- _PROBLEM DESCRIPTION_
Give the data below again exactly as written, without its pictures.

## BEGIN

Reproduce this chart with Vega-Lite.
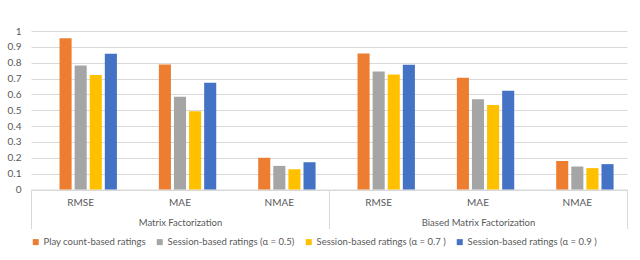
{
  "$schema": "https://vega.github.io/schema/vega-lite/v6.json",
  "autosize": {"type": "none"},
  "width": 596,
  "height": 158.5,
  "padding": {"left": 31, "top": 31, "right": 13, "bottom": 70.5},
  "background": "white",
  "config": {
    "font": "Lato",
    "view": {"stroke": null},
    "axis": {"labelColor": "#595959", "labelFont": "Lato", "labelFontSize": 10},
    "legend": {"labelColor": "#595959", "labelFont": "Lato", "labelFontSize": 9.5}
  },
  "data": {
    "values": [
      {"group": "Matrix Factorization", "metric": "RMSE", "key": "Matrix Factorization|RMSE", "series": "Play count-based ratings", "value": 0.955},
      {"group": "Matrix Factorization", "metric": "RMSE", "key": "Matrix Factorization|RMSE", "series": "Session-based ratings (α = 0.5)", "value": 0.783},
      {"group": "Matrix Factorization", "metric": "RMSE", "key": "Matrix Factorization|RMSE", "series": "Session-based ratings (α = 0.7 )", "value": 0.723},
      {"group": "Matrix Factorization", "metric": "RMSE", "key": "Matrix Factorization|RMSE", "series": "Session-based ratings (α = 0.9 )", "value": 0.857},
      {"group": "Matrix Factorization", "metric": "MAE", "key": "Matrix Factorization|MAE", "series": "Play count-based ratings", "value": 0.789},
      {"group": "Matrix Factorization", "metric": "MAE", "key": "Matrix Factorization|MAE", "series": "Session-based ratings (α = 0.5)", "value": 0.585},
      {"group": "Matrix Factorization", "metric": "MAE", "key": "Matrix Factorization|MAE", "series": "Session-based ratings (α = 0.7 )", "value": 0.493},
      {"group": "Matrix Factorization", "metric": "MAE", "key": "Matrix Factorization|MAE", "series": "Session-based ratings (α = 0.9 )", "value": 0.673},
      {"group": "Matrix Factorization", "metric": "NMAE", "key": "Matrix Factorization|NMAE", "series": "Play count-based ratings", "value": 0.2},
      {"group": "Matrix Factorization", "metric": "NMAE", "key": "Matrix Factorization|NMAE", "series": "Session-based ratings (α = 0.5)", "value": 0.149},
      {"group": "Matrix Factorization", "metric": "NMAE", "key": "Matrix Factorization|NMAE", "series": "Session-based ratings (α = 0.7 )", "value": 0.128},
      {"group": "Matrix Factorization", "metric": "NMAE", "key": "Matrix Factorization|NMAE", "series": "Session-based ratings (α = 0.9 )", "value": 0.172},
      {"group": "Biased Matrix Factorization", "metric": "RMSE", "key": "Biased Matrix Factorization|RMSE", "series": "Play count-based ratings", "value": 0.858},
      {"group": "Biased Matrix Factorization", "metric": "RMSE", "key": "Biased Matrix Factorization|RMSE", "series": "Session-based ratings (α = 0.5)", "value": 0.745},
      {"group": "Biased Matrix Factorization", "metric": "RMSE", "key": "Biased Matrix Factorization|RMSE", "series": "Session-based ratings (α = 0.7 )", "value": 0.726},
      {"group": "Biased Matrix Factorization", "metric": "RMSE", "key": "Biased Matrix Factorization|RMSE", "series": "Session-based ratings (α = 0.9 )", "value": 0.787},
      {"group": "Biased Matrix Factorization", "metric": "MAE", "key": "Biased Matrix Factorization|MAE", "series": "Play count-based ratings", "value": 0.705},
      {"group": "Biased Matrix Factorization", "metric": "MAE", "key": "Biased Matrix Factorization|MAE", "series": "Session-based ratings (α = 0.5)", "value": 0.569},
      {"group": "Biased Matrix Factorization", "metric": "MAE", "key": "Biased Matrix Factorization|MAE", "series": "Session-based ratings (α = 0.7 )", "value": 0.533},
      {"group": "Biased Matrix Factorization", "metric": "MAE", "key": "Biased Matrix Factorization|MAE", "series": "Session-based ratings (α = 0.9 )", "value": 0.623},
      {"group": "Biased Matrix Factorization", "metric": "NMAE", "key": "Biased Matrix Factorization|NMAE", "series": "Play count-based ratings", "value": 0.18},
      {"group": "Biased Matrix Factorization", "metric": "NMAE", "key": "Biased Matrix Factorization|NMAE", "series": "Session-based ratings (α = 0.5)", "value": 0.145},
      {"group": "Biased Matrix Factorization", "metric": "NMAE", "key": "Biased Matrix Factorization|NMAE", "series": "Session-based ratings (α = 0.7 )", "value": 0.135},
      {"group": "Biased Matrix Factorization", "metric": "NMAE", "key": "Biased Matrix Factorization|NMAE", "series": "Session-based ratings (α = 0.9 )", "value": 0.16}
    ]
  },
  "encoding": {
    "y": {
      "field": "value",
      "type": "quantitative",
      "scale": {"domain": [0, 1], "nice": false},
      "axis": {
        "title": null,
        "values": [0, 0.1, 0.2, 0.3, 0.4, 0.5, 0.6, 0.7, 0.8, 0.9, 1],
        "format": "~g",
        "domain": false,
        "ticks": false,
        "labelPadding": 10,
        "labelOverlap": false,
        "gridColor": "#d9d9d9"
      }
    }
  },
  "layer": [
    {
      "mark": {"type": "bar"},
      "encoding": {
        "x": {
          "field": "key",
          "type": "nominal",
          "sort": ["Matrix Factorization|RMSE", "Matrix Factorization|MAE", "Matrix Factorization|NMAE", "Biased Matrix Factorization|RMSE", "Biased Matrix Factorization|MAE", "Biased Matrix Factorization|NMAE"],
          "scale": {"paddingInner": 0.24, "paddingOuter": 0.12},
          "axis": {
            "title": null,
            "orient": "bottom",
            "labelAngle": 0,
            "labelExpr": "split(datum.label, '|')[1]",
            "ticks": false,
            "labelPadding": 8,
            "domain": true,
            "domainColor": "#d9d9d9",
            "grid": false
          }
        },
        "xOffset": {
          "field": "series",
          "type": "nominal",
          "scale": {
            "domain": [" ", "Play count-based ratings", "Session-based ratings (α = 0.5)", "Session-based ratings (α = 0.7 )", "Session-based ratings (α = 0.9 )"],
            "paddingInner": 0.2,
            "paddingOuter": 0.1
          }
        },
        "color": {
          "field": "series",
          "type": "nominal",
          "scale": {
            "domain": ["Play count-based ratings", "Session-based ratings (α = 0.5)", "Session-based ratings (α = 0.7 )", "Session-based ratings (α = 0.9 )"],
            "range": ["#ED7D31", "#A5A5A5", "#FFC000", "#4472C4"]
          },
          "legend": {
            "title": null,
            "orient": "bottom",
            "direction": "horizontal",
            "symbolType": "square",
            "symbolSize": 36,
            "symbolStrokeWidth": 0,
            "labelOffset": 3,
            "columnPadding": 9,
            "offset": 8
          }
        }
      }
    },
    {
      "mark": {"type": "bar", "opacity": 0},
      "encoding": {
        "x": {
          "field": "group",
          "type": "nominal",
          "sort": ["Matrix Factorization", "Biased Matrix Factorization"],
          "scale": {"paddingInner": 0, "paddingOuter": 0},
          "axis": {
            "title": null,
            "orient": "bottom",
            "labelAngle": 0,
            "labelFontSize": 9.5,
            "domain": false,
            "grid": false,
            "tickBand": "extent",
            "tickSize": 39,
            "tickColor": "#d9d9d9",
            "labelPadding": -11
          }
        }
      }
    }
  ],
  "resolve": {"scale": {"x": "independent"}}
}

## END

- _OUTPUT OF THE EXERCISE_
Reproduce this chart with Vega-Lite.
{
  "$schema": "https://vega.github.io/schema/vega-lite/v6.json",
  "autosize": {"type": "none"},
  "width": 596,
  "height": 158.5,
  "padding": {"left": 31, "top": 31, "right": 13, "bottom": 70.5},
  "background": "white",
  "config": {
    "font": "Lato",
    "view": {"stroke": null},
    "axis": {"labelColor": "#595959", "labelFont": "Lato", "labelFontSize": 10},
    "legend": {"labelColor": "#595959", "labelFont": "Lato", "labelFontSize": 9.5}
  },
  "data": {
    "values": [
      {"group": "Matrix Factorization", "metric": "RMSE", "key": "Matrix Factorization|RMSE", "series": "Play count-based ratings", "value": 0.955},
      {"group": "Matrix Factorization", "metric": "RMSE", "key": "Matrix Factorization|RMSE", "series": "Session-based ratings (α = 0.5)", "value": 0.783},
      {"group": "Matrix Factorization", "metric": "RMSE", "key": "Matrix Factorization|RMSE", "series": "Session-based ratings (α = 0.7 )", "value": 0.723},
      {"group": "Matrix Factorization", "metric": "RMSE", "key": "Matrix Factorization|RMSE", "series": "Session-based ratings (α = 0.9 )", "value": 0.857},
      {"group": "Matrix Factorization", "metric": "MAE", "key": "Matrix Factorization|MAE", "series": "Play count-based ratings", "value": 0.789},
      {"group": "Matrix Factorization", "metric": "MAE", "key": "Matrix Factorization|MAE", "series": "Session-based ratings (α = 0.5)", "value": 0.585},
      {"group": "Matrix Factorization", "metric": "MAE", "key": "Matrix Factorization|MAE", "series": "Session-based ratings (α = 0.7 )", "value": 0.493},
      {"group": "Matrix Factorization", "metric": "MAE", "key": "Matrix Factorization|MAE", "series": "Session-based ratings (α = 0.9 )", "value": 0.673},
      {"group": "Matrix Factorization", "metric": "NMAE", "key": "Matrix Factorization|NMAE", "series": "Play count-based ratings", "value": 0.2},
      {"group": "Matrix Factorization", "metric": "NMAE", "key": "Matrix Factorization|NMAE", "series": "Session-based ratings (α = 0.5)", "value": 0.149},
      {"group": "Matrix Factorization", "metric": "NMAE", "key": "Matrix Factorization|NMAE", "series": "Session-based ratings (α = 0.7 )", "value": 0.128},
      {"group": "Matrix Factorization", "metric": "NMAE", "key": "Matrix Factorization|NMAE", "series": "Session-based ratings (α = 0.9 )", "value": 0.172},
      {"group": "Biased Matrix Factorization", "metric": "RMSE", "key": "Biased Matrix Factorization|RMSE", "series": "Play count-based ratings", "value": 0.858},
      {"group": "Biased Matrix Factorization", "metric": "RMSE", "key": "Biased Matrix Factorization|RMSE", "series": "Session-based ratings (α = 0.5)", "value": 0.745},
      {"group": "Biased Matrix Factorization", "metric": "RMSE", "key": "Biased Matrix Factorization|RMSE", "series": "Session-based ratings (α = 0.7 )", "value": 0.726},
      {"group": "Biased Matrix Factorization", "metric": "RMSE", "key": "Biased Matrix Factorization|RMSE", "series": "Session-based ratings (α = 0.9 )", "value": 0.787},
      {"group": "Biased Matrix Factorization", "metric": "MAE", "key": "Biased Matrix Factorization|MAE", "series": "Play count-based ratings", "value": 0.705},
      {"group": "Biased Matrix Factorization", "metric": "MAE", "key": "Biased Matrix Factorization|MAE", "series": "Session-based ratings (α = 0.5)", "value": 0.569},
      {"group": "Biased Matrix Factorization", "metric": "MAE", "key": "Biased Matrix Factorization|MAE", "series": "Session-based ratings (α = 0.7 )", "value": 0.533},
      {"group": "Biased Matrix Factorization", "metric": "MAE", "key": "Biased Matrix Factorization|MAE", "series": "Session-based ratings (α = 0.9 )", "value": 0.623},
      {"group": "Biased Matrix Factorization", "metric": "NMAE", "key": "Biased Matrix Factorization|NMAE", "series": "Play count-based ratings", "value": 0.18},
      {"group": "Biased Matrix Factorization", "metric": "NMAE", "key": "Biased Matrix Factorization|NMAE", "series": "Session-based ratings (α = 0.5)", "value": 0.145},
      {"group": "Biased Matrix Factorization", "metric": "NMAE", "key": "Biased Matrix Factorization|NMAE", "series": "Session-based ratings (α = 0.7 )", "value": 0.135},
      {"group": "Biased Matrix Factorization", "metric": "NMAE", "key": "Biased Matrix Factorization|NMAE", "series": "Session-based ratings (α = 0.9 )", "value": 0.16}
    ]
  },
  "encoding": {
    "y": {
      "field": "value",
      "type": "quantitative",
      "scale": {"domain": [0, 1], "nice": false},
      "axis": {
        "title": null,
        "values": [0, 0.1, 0.2, 0.3, 0.4, 0.5, 0.6, 0.7, 0.8, 0.9, 1],
        "format": "~g",
        "domain": false,
        "ticks": false,
        "labelPadding": 10,
        "labelOverlap": false,
        "gridColor": "#d9d9d9"
      }
    }
  },
  "layer": [
    {
      "mark": {"type": "bar"},
      "encoding": {
        "x": {
          "field": "key",
          "type": "nominal",
          "sort": ["Matrix Factorization|RMSE", "Matrix Factorization|MAE", "Matrix Factorization|NMAE", "Biased Matrix Factorization|RMSE", "Biased Matrix Factorization|MAE", "Biased Matrix Factorization|NMAE"],
          "scale": {"paddingInner": 0.24, "paddingOuter": 0.12},
          "axis": {
            "title": null,
            "orient": "bottom",
            "labelAngle": 0,
            "labelExpr": "split(datum.label, '|')[1]",
            "ticks": false,
            "labelPadding": 8,
            "domain": true,
            "domainColor": "#d9d9d9",
            "grid": false
          }
        },
        "xOffset": {
          "field": "series",
          "type": "nominal",
          "scale": {
            "domain": [" ", "Play count-based ratings", "Session-based ratings (α = 0.5)", "Session-based ratings (α = 0.7 )", "Session-based ratings (α = 0.9 )"],
            "paddingInner": 0.2,
            "paddingOuter": 0.1
          }
        },
        "color": {
          "field": "series",
          "type": "nominal",
          "scale": {
            "domain": ["Play count-based ratings", "Session-based ratings (α = 0.5)", "Session-based ratings (α = 0.7 )", "Session-based ratings (α = 0.9 )"],
            "range": ["#ED7D31", "#A5A5A5", "#FFC000", "#4472C4"]
          },
          "legend": {
            "title": null,
            "orient": "bottom",
            "direction": "horizontal",
            "symbolType": "square",
            "symbolSize": 36,
            "symbolStrokeWidth": 0,
            "labelOffset": 3,
            "columnPadding": 9,
            "offset": 8
          }
        }
      }
    },
    {
      "mark": {"type": "bar", "opacity": 0},
      "encoding": {
        "x": {
          "field": "group",
          "type": "nominal",
          "sort": ["Matrix Factorization", "Biased Matrix Factorization"],
          "scale": {"paddingInner": 0, "paddingOuter": 0},
          "axis": {
            "title": null,
            "orient": "bottom",
            "labelAngle": 0,
            "labelFontSize": 9.5,
            "domain": false,
            "grid": false,
            "tickBand": "extent",
            "tickSize": 39,
            "tickColor": "#d9d9d9",
            "labelPadding": -11
          }
        }
      }
    }
  ],
  "resolve": {"scale": {"x": "independent"}}
}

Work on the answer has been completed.